All proceeds from Inner Visions go to fund projects to improve life for residents of Cleveland. I haven’t even mentioned that this is a book about Cleveland! That’s probably because Thrope achieves an engagement with the issues arising from poverty which transcends locality. And she takes us places we would likely not otherwise go. We find ourselves behind the scenes in a homeless shelter. We talk to long-term victims of homelessness and learn how they scrape by. We visit food banks and learn dreadful statistics like that almost half of the people who use Cleveland’s hunger centers “have had to choose between paying a utility bill and paying for groceries.” For those of us who have a little left over at the end of the month, buying a copy of Inner Visions for twenty bucks from Amazon or Orange Frazer Press is a real value. Informative and moving, brave, insightful, and inspiring, this book is positive change in action. No wonder it won first place in non-fiction in the 2012 Next Generation Indie Book Awards!
Thrope is thorough. So much so that unlike most books in which photography is a large component, Inner Visions is not a flip-through kind of book. Rather, it is an exhaustive treatment of her topic. Each section is rich in facts and in personal detail. Visiting the health issues which go hand-in-hand with poverty, the author notes that obesity is caused in part by fast food being more accessible in some impoverished areas than healthier foods. She touches on high blood pressure, which can be caused by the stress of living on the financial edge and in unsafe conditions. She also discusses lead poisoning, which is more common in older, inner-city neighborhoods. We can rely upon Thrope, though, to develop the negatives into positives. She segues from run-down housing to reclamation and a project which carefully de-constructs abandoned houses, using the salvaged materials “to create up-scale flooring, tables, lamps, counter tops, bets, wine racks, etc.” – which is termed ‘up-cycling’.
The book’s final chapter – “Believing is Seeing” – continues to explore the ways in which creativity and positive thinking can lead to beneficial change. “The future is up to you,” one small business owner tells teens in her neighborhood. “If you want it to look different, you need to visualize a different picture and create it.” As a result, the teens paint a beautiful mural representing their neighborhood as “open to all and connected by a spiritual presence.” Thrope returns to the topic of successful public gardens and community kitchens, then forges on to the ambitious project of a woman named Barbara Anderson, who is working toward converting a vacant factory into a community center.

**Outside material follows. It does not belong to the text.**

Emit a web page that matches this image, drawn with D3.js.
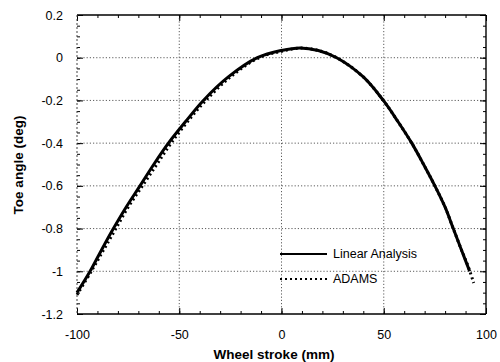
<!DOCTYPE html>
<html>
<head>
<meta charset="utf-8">
<script src="https://cdn.jsdelivr.net/npm/d3@7"></script>
<style>
  html, body { margin: 0; padding: 0; background: #fff; }
  svg { display: block; }
  text { font-family: "Liberation Sans", Arial, Helvetica, sans-serif; fill: #000; }
</style>
</head>
<body>
<svg id="chart" width="500" height="362"></svg>
<script>
// ---- data ----
const xTicks = [-100, -50, 0, 50, 100];
const xMinorTicks = d3.range(-90, 100, 10);
const yTicks = [0.2, 0, -0.2, -0.4, -0.6, -0.8, -1, -1.2];
const yMinorTicks = d3.range(-1.15, 0.2, 0.05).map(v => +v.toFixed(2));
const xGrid = [-50, 0, 50];
const yGrid = [0, -0.2, -0.4, -0.6, -0.8, -1];

const linearX = [-100, -93.6, -88, -82.2, -76, -69.2, -62.5, -55.3, -47, -38.2, -26, -11.8, 0, 9, 18, 27, 40, 49.8, 57, 63.7, 69.5, 75, 80, 84, 88, 92];
const linearY = [-1.10, -1.0, -0.90, -0.8, -0.7, -0.6, -0.5, -0.4, -0.3, -0.2, -0.09, 0.0, 0.034, 0.046, 0.034, 0.0, -0.09, -0.2, -0.3, -0.4, -0.5, -0.6, -0.7, -0.8, -0.9, -1.0];

const adamsX = [-100, -93, -87, -81, -75, -68, -61, -54, -46, -37, -25, -11, 0, 9, 18, 27, 40, 49.8, 57, 63.7, 69.5, 75, 80, 84, 88, 91, 94];
const adamsY = [-1.11, -1.0, -0.9, -0.8, -0.7, -0.6, -0.5, -0.4, -0.3, -0.2, -0.09, 0.0, 0.03, 0.045, 0.034, 0.0, -0.09, -0.2, -0.3, -0.4, -0.5, -0.6, -0.7, -0.8, -0.9, -0.97, -1.055];

const seriesNames = ["Linear Analysis", "ADAMS"];

// ---- layout ----
const svg = d3.select("#chart");
const L = 77, R = 486, T = 15, B = 314;
const x = d3.scaleLinear().domain([-100, 100]).range([L, R]);
const y = d3.scaleLinear().domain([-1.2, 0.2]).range([B, T]);
const fmt = d => String(+d.toFixed(2));  // plain hyphen minus, like the original

// gridlines
const grid = svg.append("g").attr("stroke", "#333").attr("stroke-width", 0.8).attr("stroke-dasharray", "1.2,2");
grid.selectAll("line.gy").data(yGrid).join("line")
  .attr("x1", L).attr("x2", R).attr("y1", d => y(d)).attr("y2", d => y(d));
grid.selectAll("line.gx").data(xGrid).join("line")
  .attr("y1", T).attr("y2", B).attr("x1", d => x(d)).attr("x2", d => x(d));

// axes (ticks pointing inward)
function styleAxis(g) {
  g.select(".domain").remove();
  g.selectAll(".tick line").attr("stroke", "#000").attr("stroke-width", 1);
  g.selectAll(".tick text").attr("font-size", 12.5).attr("fill", "#000");
}
svg.append("g").attr("transform", `translate(0,${B})`)
  .call(d3.axisBottom(x).tickValues(xMinorTicks).tickSize(-3).tickFormat(""))
  .call(styleAxis);
svg.append("g").attr("transform", `translate(0,${B})`)
  .call(d3.axisBottom(x).tickValues(xTicks).tickSize(-6).tickPadding(16).tickFormat(fmt))
  .call(styleAxis);
svg.append("g").attr("transform", `translate(0,${T})`)
  .call(d3.axisTop(x).tickValues(xMinorTicks).tickSize(-3).tickFormat(""))
  .call(styleAxis);
svg.append("g").attr("transform", `translate(0,${T})`)
  .call(d3.axisTop(x).tickValues(xTicks).tickSize(-6).tickFormat(""))
  .call(styleAxis);
svg.append("g").attr("transform", `translate(${L},0)`)
  .call(d3.axisLeft(y).tickValues(yMinorTicks).tickSize(-3).tickFormat(""))
  .call(styleAxis);
svg.append("g").attr("transform", `translate(${L},0)`)
  .call(d3.axisLeft(y).tickValues(yTicks).tickSize(-6).tickPadding(14).tickFormat(fmt))
  .call(styleAxis);
svg.append("g").attr("transform", `translate(${R},0)`)
  .call(d3.axisRight(y).tickValues(yMinorTicks).tickSize(-3).tickFormat(""))
  .call(styleAxis);
svg.append("g").attr("transform", `translate(${R},0)`)
  .call(d3.axisRight(y).tickValues(yTicks).tickSize(-6).tickFormat(""))
  .call(styleAxis);

// frame
svg.append("line").attr("x1", L).attr("x2", R).attr("y1", T).attr("y2", T).attr("stroke", "#000").attr("stroke-width", 1.4);
svg.append("line").attr("x1", L).attr("x2", R).attr("y1", B).attr("y2", B).attr("stroke", "#000").attr("stroke-width", 1.4);
svg.append("line").attr("x1", R).attr("x2", R).attr("y1", T).attr("y2", B).attr("stroke", "#000").attr("stroke-width", 1.4);
svg.append("line").attr("x1", L).attr("x2", L).attr("y1", T).attr("y2", B).attr("stroke", "#444").attr("stroke-width", 1).attr("stroke-dasharray", "2,2");

// curves
const line = d3.line().x(d => x(d[0])).y(d => y(d[1])).curve(d3.curveCatmullRom.alpha(0.5));
const adamsData = adamsX.map((v, i) => [v, adamsY[i]]);
const linearData = linearX.map((v, i) => [v, linearY[i]]);
svg.append("path").datum(adamsData).attr("d", line)
  .attr("fill", "none").attr("stroke", "#000").attr("stroke-width", 3).attr("stroke-dasharray", "2,3");
svg.append("path").datum(linearData).attr("d", line)
  .attr("fill", "none").attr("stroke", "#000").attr("stroke-width", 3);

// legend
const leg = svg.append("g");
leg.append("line").attr("x1", 280).attr("x2", 327).attr("y1", 254).attr("y2", 254)
  .attr("stroke", "#000").attr("stroke-width", 2.2);
leg.append("line").attr("x1", 280).attr("x2", 327).attr("y1", 279).attr("y2", 279)
  .attr("stroke", "#000").attr("stroke-width", 2.2).attr("stroke-dasharray", "2,3");
leg.append("text").attr("x", 333).attr("y", 258).attr("font-size", 12.5).text(seriesNames[0]);
leg.append("text").attr("x", 333).attr("y", 283).attr("font-size", 12.5).text(seriesNames[1]);

// axis titles
svg.append("text").attr("x", 274).attr("y", 359).attr("text-anchor", "middle")
  .attr("font-size", 13.5).attr("font-weight", "bold").text("Wheel stroke (mm)");
svg.append("text").attr("transform", "translate(23,165) rotate(-90)").attr("text-anchor", "middle")
  .attr("font-size", 13.5).attr("font-weight", "bold").text("Toe angle (deg)");
</script>
</body>
</html>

As Inner Visions draws to a close, Thrope devotes several pages to a program called Teen Enterprise, which is teaching teens business skills and even starting its graduates off with seed money to pursue business ventures. The book concludes with a profile of a very accomplished reformer named Yvonne Pointer – relating the personal hardships which led to her resolution to fight for change, and the impressive work she has since done to combat violence and strengthen community, including a program called Positive Plus, which helps women to improve themselves and their communities. The title of this final section is “No One is Too Small to Make a Big Difference” – a point which Pointer elucidates humbly and well, saying, “God is comical… He chooses people like me, because I’m not the sharpest knife in the drawer, to prove that what I do, anybody can do.” At the end of this stirring work, we are left feeling empowered to bring about change and instilled with a sense of great possibility. Thrope has taken us to dark places, but leaves us in the light.